Get from the 5-pixel out_grad back to a 7-pixel grad_a
\(P_{backward} = (K-1) - P_{forward}\).
- Calculate \(P_{back}\): \((3 - 1) - 0 = \mathbf{2}\).
- Adding padding: \(5 + (2 \times 2) = \mathbf{9}\).
- Perform convolution: \((9 - 3) + 1 = \mathbf{7}\). Success!
In our case
- A: (B,H,W,C_in)
- B: (K,K,C_in,C_out)
- outgrad: (B,H_out,W_out,C_out)
If you carefully observe to do the convolution we need the input_channels to match. That means we need to first transpose the kernel and then flip it.
\[(B, H_{out}, W_{out}, \mathbf{C_{out}}) @ \text{flipped}(K, K, \mathbf{C_{out}}, \mathbf{C_{in}}) \to (B, H, W, \mathbf{C_{in}})\]
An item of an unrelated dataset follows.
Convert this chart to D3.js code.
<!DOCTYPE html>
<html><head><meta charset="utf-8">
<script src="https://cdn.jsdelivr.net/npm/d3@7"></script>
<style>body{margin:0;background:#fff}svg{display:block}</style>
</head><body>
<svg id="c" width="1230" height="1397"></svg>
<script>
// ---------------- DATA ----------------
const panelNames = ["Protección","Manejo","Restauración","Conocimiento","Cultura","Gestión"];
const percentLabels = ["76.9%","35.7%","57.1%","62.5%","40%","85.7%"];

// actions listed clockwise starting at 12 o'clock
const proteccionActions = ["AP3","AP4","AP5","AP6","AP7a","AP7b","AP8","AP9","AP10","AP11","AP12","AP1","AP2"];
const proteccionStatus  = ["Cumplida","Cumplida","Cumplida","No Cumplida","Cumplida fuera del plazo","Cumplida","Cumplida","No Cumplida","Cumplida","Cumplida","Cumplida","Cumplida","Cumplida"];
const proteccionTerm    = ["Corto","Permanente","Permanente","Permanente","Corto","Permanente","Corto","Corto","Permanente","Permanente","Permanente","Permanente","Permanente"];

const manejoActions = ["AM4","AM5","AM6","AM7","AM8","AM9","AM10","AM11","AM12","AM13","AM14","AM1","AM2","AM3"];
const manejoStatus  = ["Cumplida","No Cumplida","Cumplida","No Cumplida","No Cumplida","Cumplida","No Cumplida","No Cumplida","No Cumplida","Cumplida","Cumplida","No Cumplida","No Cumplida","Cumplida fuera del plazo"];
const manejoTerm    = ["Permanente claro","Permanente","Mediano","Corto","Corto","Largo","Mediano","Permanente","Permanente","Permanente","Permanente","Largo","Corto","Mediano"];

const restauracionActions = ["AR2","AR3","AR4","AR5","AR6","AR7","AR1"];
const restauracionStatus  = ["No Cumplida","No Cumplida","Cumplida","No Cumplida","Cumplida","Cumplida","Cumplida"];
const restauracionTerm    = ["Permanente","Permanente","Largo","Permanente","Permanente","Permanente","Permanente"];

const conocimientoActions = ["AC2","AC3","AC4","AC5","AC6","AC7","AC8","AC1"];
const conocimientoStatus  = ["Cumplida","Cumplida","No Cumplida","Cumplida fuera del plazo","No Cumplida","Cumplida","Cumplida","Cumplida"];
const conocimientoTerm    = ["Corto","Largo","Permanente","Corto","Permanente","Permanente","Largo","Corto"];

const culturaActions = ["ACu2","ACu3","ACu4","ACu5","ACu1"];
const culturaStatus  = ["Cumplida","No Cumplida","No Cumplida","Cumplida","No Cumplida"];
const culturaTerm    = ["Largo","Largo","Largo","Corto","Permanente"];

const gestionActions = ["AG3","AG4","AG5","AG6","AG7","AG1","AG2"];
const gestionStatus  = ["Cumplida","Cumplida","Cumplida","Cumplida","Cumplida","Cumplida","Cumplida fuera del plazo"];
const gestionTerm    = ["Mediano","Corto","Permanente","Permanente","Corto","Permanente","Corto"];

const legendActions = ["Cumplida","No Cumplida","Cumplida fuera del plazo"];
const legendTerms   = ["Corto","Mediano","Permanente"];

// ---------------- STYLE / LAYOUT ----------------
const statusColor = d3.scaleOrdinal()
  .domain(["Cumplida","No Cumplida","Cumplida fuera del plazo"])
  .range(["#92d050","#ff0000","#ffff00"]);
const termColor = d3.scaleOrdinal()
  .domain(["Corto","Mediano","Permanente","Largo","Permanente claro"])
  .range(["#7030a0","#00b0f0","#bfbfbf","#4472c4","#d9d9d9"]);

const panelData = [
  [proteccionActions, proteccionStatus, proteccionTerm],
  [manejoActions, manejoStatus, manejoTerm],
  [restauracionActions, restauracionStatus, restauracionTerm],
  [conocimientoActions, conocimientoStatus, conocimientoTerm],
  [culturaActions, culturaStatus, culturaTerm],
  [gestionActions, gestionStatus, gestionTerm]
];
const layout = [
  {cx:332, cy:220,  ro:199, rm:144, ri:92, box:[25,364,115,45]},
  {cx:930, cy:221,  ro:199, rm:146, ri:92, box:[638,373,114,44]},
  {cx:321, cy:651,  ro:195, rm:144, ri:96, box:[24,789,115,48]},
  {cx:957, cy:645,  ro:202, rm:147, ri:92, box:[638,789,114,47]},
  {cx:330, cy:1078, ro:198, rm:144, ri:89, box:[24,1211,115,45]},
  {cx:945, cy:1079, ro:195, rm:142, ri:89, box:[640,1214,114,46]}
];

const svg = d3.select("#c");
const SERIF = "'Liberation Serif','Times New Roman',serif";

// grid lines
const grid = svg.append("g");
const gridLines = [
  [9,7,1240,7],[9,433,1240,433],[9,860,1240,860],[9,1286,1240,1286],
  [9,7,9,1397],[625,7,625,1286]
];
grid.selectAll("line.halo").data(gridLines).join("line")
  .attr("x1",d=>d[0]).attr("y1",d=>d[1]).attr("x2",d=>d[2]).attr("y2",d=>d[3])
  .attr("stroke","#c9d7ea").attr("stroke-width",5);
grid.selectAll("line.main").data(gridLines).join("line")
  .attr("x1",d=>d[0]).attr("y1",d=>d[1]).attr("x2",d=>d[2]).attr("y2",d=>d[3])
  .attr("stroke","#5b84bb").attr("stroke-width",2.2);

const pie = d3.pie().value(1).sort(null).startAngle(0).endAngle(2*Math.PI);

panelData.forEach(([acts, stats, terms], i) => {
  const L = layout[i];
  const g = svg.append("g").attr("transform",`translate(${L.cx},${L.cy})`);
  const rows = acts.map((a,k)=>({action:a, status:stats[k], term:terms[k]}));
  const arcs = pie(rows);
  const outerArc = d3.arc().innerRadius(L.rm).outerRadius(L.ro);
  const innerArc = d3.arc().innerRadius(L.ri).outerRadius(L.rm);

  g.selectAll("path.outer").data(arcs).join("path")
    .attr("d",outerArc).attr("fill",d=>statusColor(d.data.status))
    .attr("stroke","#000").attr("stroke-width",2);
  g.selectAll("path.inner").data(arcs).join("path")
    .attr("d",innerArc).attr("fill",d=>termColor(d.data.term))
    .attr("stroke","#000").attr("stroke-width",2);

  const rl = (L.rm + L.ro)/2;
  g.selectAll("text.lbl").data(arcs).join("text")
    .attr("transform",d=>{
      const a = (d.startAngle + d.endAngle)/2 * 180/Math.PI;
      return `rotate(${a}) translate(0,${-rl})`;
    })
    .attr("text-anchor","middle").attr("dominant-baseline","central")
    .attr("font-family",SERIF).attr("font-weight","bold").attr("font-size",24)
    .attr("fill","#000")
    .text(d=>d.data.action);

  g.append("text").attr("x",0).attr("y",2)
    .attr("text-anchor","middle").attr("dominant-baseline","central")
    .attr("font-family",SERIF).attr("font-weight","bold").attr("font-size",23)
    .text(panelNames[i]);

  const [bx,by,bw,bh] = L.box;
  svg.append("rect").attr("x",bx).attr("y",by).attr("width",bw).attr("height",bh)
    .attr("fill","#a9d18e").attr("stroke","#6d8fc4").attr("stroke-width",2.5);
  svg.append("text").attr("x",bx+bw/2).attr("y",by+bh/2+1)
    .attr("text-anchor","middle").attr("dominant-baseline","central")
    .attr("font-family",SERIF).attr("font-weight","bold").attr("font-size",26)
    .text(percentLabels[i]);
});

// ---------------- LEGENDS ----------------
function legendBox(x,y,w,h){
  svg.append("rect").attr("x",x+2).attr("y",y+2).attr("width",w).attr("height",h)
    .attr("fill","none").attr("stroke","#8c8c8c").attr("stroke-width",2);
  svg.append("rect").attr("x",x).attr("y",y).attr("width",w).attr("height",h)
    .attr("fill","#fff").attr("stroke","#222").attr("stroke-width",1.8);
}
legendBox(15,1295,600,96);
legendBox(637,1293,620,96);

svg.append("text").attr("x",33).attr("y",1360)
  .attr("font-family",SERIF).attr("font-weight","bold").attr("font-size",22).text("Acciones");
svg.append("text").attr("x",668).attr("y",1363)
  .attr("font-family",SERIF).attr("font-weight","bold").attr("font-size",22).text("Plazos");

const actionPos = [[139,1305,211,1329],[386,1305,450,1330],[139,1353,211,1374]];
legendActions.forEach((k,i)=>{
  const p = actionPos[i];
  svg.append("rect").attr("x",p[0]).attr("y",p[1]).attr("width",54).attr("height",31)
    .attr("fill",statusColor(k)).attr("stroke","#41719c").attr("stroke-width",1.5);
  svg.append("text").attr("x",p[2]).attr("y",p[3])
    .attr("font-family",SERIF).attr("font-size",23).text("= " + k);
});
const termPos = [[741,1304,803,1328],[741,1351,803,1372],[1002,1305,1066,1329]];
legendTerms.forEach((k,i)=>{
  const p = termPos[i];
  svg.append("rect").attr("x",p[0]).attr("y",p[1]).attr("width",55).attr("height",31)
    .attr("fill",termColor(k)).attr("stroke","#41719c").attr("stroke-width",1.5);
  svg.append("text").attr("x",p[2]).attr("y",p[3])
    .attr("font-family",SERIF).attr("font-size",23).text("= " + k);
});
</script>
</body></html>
The steps to find grad_A are.
- Dilate
out_gradusing dilation = stride - 1. - Transpose the kernel B on axes \((2, 3)\) to swap \(C_{in}\) and \(C_{out}\).
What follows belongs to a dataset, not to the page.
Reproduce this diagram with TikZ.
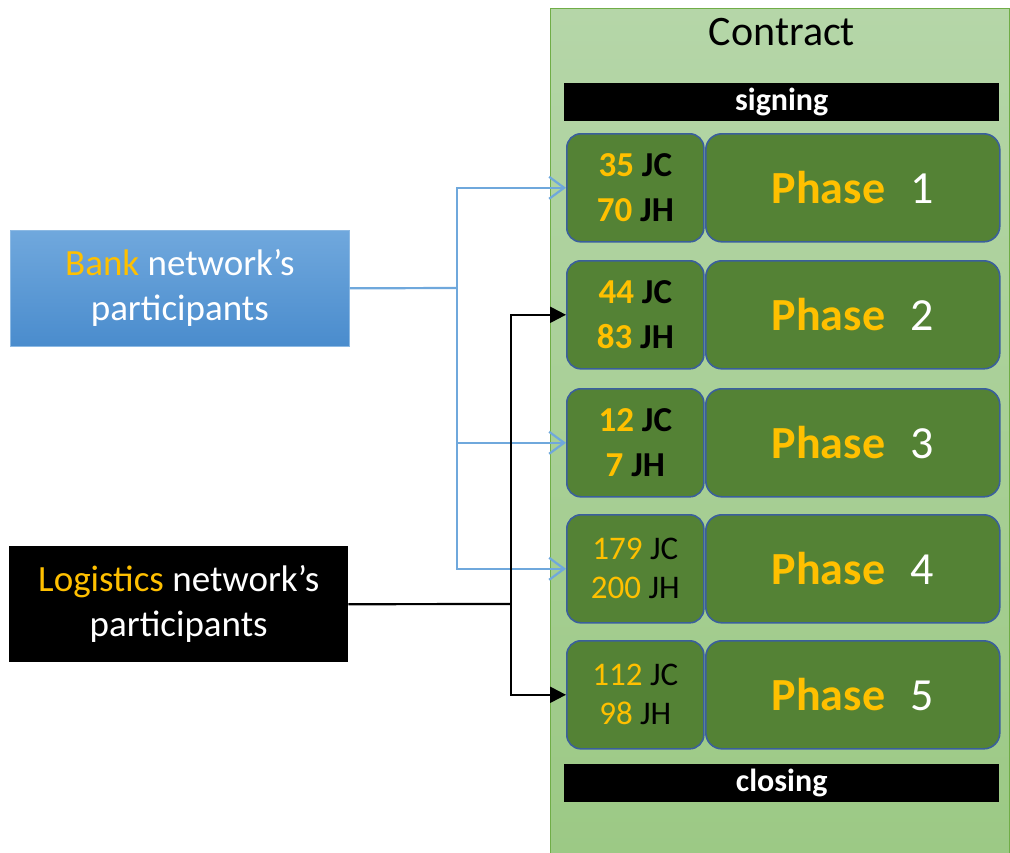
\documentclass[tikz,border=0pt]{standalone}
\usepackage{fontspec}
\setmainfont{Carlito}
\usetikzlibrary{arrows.meta}
\definecolor{gold}{HTML}{FFC000}
\definecolor{phasegreen}{HTML}{548235}
\definecolor{phaseedge}{HTML}{3A5F9C}
\definecolor{contractedge}{HTML}{70AD47}
\definecolor{ctop}{HTML}{B5D6A8}
\definecolor{cbot}{HTML}{9CC985}
\definecolor{lineblue}{HTML}{6FA8DC}
\definecolor{btop}{HTML}{70A8DD}
\definecolor{bbot}{HTML}{4A8CCD}
\tikzset{
  x=1pt, y=-1pt,
  bar/.style={fill=black, text=white, font=\fontsize{32}{34}\selectfont\bfseries, minimum width=435pt, minimum height=38pt, inner sep=0pt, anchor=north west},
  cnt/.style={draw=phaseedge, line width=1.6pt, fill=phasegreen, rounded corners=14pt, minimum width=137pt, minimum height=108pt, inner sep=0pt, anchor=north west, align=center},
  cntb/.style={cnt, font=\fontsize{35}{45}\selectfont\bfseries},
  cntr/.style={cnt, font=\fontsize{33}{39}\selectfont},
  phs/.style={draw=phaseedge, line width=1.6pt, fill=phasegreen, rounded corners=16pt, minimum width=294pt, minimum height=108pt, inner sep=0pt, anchor=north west, font=\fontsize{46}{50}\selectfont},
  netbox/.style={minimum width=339pt, minimum height=116pt, inner sep=0pt, anchor=north west, align=center, text=white, font=\fontsize{37}{45}\selectfont},
  bluearrow/.style={draw=lineblue, line width=2.2pt, -{Straight Barb[length=15pt,width=22pt,line width=2.2pt]}},
  blueline/.style={draw=lineblue, line width=2.2pt},
  blackarrow/.style={draw=black, line width=2.2pt, -{Triangle[length=16pt,width=16pt]}},
  blackline/.style={draw=black, line width=2.2pt},
}
\newcommand{\cn}[2]{\textcolor{gold}{#1} JC\\\textcolor{gold}{#2} JH}
\newcommand{\ph}[1]{\textbf{\textcolor{gold}{Phase}}\hspace{0.55em}\textcolor{white}{#1}}
\begin{document}
\begin{tikzpicture}
\useasboundingbox (0,0) rectangle (1010,852);
% contract container
\node[top color=ctop, bottom color=cbot, minimum width=459pt, minimum height=846pt, inner sep=0pt, anchor=north west] (contract) at (550,8) {};
\draw[contractedge, line width=1pt] (contract.south west) -- (contract.north west) -- (contract.north east) -- (contract.south east);
\node[font=\fontsize{42}{44}\selectfont] (ctitle) at (782,32) {Contract};
\node[bar] (signing) at (564,83) {signing};
\node[bar] (closing) at (564,764) {closing};
% phases
\node[cntb] (c1) at (566,133) {\cn{35}{70}};
\node[phs] (p1) at (705,133) {\ph{1}};
\node[cntb] (c2) at (566,260) {\cn{44}{83}};
\node[phs] (p2) at (705,260) {\ph{2}};
\node[cntb] (c3) at (566,388) {\cn{12}{7}};
\node[phs] (p3) at (705,388) {\ph{3}};
\node[cntr] (c4) at (566,514) {\cn{179}{200}};
\node[phs] (p4) at (705,514) {\ph{4}};
\node[cntr] (c5) at (566,640) {\cn{112}{98}};
\node[phs] (p5) at (705,640) {\ph{5}};
% networks
\node[netbox, top color=btop, bottom color=bbot, draw=lineblue!80, line width=0.6pt] (bank) at (10,230) {\textcolor{gold}{Bank} network’s\\participants};
\node[netbox, fill=black] (logi) at (9,546) {\textcolor{gold}{Logistics} network’s\\participants};
% connectors
\coordinate (bj) at (457,288);
\coordinate (lj) at (511,604);
\draw[blueline] (bank.east) -- (bj);
\draw[bluearrow] (bj) |- (c1.west);
\draw[bluearrow] (bj) |- (c3.west);
\draw[bluearrow] (bj) |- (c4.west);
\draw[blackline] (logi.east) -- (lj);
\draw[blackarrow] (lj) |- (c2.west);
\draw[blackarrow] (lj) |- (c5.west);
\end{tikzpicture}
\end{document}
- Flip the transposed kernel on \((0, 1)\).
- Calculate \(P_{back} = (K - 1) - P_{forward}\).
- Convolve the dilated gradient with the flipped/transposed kernel using padding= \(P_{back}\)
Finding grad_b
How do we find out exactly which weight in our \(K \times K\) kernel caused the error? We treat the Input \(A\) as our new “image” and the dilated out_grad as our “kernel.”
We need to get to \((K, K, C_{in}, C_{out})\). To do this, we rearrange our tensors so the Batch dimension (\(B\)) acts as the internal channel that gets summed out.
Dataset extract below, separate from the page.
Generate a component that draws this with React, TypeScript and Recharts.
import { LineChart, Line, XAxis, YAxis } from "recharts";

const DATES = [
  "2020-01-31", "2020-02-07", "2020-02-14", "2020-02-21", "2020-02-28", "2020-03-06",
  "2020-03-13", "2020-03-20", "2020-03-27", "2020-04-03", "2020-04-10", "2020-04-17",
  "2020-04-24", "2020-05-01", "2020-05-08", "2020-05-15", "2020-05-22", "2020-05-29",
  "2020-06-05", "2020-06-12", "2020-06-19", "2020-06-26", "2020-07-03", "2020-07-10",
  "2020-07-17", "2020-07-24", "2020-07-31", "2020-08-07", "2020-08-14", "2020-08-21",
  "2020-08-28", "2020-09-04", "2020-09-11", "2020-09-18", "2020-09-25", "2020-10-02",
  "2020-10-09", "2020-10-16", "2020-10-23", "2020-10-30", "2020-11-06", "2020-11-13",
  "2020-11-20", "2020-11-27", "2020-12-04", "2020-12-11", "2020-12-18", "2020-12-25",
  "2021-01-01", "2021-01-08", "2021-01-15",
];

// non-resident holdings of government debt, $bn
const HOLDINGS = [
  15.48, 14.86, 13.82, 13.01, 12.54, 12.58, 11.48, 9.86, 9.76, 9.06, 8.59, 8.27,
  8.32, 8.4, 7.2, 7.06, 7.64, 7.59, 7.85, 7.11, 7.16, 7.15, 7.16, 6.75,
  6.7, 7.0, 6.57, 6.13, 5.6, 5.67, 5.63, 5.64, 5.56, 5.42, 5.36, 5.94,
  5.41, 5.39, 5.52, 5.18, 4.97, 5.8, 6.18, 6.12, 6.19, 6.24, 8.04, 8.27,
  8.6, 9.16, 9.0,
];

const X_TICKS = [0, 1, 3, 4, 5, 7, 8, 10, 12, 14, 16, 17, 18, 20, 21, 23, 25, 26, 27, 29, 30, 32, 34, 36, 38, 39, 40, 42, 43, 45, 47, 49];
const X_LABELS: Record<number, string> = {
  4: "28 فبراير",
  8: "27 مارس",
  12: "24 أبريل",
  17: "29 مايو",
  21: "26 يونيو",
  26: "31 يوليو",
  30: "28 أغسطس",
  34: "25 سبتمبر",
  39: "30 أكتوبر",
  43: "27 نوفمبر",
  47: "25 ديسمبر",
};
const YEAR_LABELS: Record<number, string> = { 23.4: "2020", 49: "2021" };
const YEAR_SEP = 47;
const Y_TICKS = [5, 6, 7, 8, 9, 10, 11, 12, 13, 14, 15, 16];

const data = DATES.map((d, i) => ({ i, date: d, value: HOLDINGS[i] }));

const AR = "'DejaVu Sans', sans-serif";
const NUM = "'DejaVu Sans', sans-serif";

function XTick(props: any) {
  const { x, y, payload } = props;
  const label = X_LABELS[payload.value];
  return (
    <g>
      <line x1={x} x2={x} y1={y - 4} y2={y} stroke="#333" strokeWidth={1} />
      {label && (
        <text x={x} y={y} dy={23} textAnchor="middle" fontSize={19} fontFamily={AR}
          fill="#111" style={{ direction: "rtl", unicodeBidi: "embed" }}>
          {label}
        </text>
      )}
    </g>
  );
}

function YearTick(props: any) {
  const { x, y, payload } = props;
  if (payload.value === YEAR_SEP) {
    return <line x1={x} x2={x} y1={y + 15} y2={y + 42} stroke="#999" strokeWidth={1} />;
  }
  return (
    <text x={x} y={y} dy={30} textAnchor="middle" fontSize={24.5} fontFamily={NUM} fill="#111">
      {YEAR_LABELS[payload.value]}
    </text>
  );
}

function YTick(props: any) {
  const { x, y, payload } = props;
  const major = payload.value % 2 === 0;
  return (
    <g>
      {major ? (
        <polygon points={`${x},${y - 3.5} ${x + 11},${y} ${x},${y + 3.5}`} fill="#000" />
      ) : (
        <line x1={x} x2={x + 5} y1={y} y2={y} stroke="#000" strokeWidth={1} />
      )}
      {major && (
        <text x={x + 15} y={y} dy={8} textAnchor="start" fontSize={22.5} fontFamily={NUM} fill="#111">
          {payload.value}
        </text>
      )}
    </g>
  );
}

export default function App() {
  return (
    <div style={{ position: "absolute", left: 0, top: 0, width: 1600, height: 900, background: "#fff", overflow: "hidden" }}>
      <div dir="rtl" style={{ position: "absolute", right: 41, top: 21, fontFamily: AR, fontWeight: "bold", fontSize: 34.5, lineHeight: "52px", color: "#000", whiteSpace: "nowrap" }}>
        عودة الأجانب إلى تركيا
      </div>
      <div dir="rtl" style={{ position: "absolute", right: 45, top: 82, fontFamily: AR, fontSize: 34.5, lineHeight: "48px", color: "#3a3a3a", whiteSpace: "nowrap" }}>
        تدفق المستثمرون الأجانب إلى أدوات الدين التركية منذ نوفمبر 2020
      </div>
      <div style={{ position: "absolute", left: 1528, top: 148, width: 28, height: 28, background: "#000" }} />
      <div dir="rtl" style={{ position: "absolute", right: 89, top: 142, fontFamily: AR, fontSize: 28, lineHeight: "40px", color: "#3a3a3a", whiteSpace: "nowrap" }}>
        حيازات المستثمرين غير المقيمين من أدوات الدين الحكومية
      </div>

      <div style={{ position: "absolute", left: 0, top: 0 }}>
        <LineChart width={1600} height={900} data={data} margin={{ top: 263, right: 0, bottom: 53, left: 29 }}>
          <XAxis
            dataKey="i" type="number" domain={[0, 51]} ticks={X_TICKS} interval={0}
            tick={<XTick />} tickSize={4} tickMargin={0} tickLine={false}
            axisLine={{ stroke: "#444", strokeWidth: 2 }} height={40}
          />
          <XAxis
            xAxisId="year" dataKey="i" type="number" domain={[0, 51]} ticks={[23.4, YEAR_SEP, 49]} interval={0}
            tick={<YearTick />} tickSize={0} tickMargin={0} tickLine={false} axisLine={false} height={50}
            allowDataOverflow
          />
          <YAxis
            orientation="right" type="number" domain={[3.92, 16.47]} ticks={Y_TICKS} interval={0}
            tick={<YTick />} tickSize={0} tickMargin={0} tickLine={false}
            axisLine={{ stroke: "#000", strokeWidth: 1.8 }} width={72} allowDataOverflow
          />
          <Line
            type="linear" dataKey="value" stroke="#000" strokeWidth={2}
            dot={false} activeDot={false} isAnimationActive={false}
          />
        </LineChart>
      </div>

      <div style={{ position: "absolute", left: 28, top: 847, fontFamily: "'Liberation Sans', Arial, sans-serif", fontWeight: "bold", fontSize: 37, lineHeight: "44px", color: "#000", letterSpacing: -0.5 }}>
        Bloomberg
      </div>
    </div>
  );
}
\[(C_{in}, H, W, \mathbf{B}) @ (H_{out\_dil}, W_{out\_dil}, \mathbf{B}, C_{out}) \to (C_{in}, K, K, C_{out})\]
In the forward pass, we sum over channels. In the backward pass for weights, we sum over the batch. By swapping the Batch and Channel dimensions, we can ‘trick’ a standard convolution into doing the weight-summation for us.”
The steps to find grad_b :
- Transpose A: (B, H, W, C_in) \(\to\) (C_in, H, W, B)
- Transpose dilated out_grad: (B, H_out, W_out, C_out) \(\to\) (H_out, W_out, B, C_out)
- Convolve: Use stride=1 and forward_padding.
- Tranpose to original.
FILE : baby/ops.py
Now we can use the above helper functions to do the magic.
class Conv(Function):
def __init__(self, stride= 1, padding=0):
self.stride = stride
self.padding = padding
def forward(self, A, B):
#your solution
def backward(self, out_grad, node):
#your solution
#hint: use flip and dilate operations
A, B = node.inputs
stride = self.stride
padding = self.padding
N, H, W, C_in = A.shape
K, _, _, C_out = B.shape
return grad_A, grad_B
def conv(a, b, stride=1, padding=1):
return Conv(stride, padding)(a, b)Use flip and dilate operations along with convolution to compute gradients. Use conv for both the grads. Be careful with the shape. Follow the shapes .
10.9 nn.Conv
This will be pretty simple to implement we will just need to use the ops.conv we implemented earlier and thats it.
FILE : baby/nn.py
Many images dataset return in NCHW so we have to first transpose them to NHWC and then call ops.conv that was written above. And then again tranpose back to the original form.
class Conv(Module):
"""
Most datasets use the NCHW format ,
but in our ops.conv method we used NHWC method,
so just be careful and use transpose.
Accepts inputs in NCHW format, outputs also in NCHW format
"""
def __init__(self, in_channels, out_channels, kernel_size, stride=1, bias=True,
device=None, dtype="float32"):
super().__init__()
if isinstance(kernel_size, tuple):
kernel_size = kernel_size[0]
if isinstance(stride, tuple):
stride = stride[0]
self.in_channels = in_channels
self.out_channels = out_channels
self.kernel_size = kernel_size
self.stride = stride
self.weight = Parameter(init.kaiming_uniform(
fan_in=in_channels * kernel_size * kernel_size,
fan_out=out_channels * kernel_size * kernel_size,
shape=(self.kernel_size, self.kernel_size, self.in_channels,
self.out_channels),
device=device,
dtype=dtype
))
if bias:
self.bias = Parameter(init.zeros(out_channels))
else:
self.bias = None
self.padding = (self.kernel_size - 1) // 2
def forward(self, x: Tensor) -> Tensor:
#transpose accordingly
# call conv
# add bias
# tranpose
#return
Most datasets uses NCHW format and we did NHWC format in our ops.conv so just transpose the input images and we are good to go .
You should use reshape and broadcast_to for bias.